Banks expect to raise credit standards for all types of loans during the remainder of this year, the Fed said last month, noting that stresses in the banking system beginning in March compelled lenders to sharpen credit terms during the first quarter. Demand for loans fell during the period.
When explaining the reasoning behind plans to pull back credit, “banks most frequently cited an expected deterioration in the credit quality of their loan portfolios and in customers' collateral values, a reduction in risk tolerance, and concerns about bank funding costs, bank liquidity position and deposit outflows,” the Fed said in a report on its quarterly Senior Loan Officer Opinion Survey.
CFO pessimism conflicts with revisions on Thursday to first quarter economic data and recent signs that the U.S. expansion remains robust even though the Fed since March 2022 has hiked the federal funds rate by 5 percentage points in its most aggressive fight against inflation in four decades.
GDP increased 2% during the first quarter, the Commerce Department said Thursday, a revision from an estimate of 1.1% published in April. Moreover, consumer spending rose 4.2% during the period, a revision from 3.7%.
Data capturing economic performance in recent weeks has also defied predictions that a downturn is imminent. Consumer confidence, durable goods orders and the pace of layoffs have all outshone forecasts.
Seventy-one percent of small business owners expect revenue to rise in the next 12 months, and 47% anticipate hiring more staff during the period, the chamber said.
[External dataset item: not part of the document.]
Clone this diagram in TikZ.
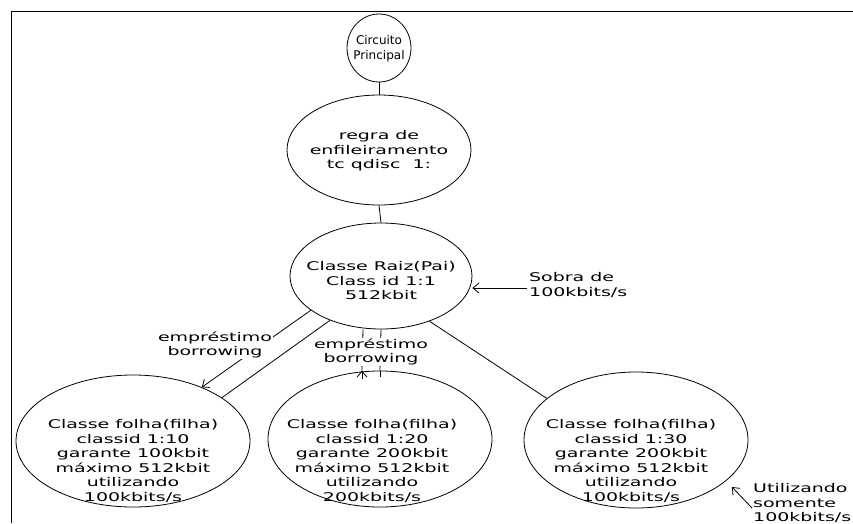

“What you see is stronger-than-expected growth, a tighter-than-expected labor market and higher-than-expected inflation,” Fed Chair Jerome Powell said Wednesday in Sintra, Portugal, citing data from the last three months.
Referring to Fed officials who attend meetings of the Federal Open Market Committee, Powell said Thursday that “a strong majority of committee participants expect that it will be appropriate to raise interest rates two or more times by the end of the year.”
Inflation persists at more than twice the Fed’s 2% target despite rapid monetary tightening.
“Inflation pressures continue to run high and the process of getting inflation back down to 2% has a long way to go,” Powell said at a Banco de Espana conference in Madrid.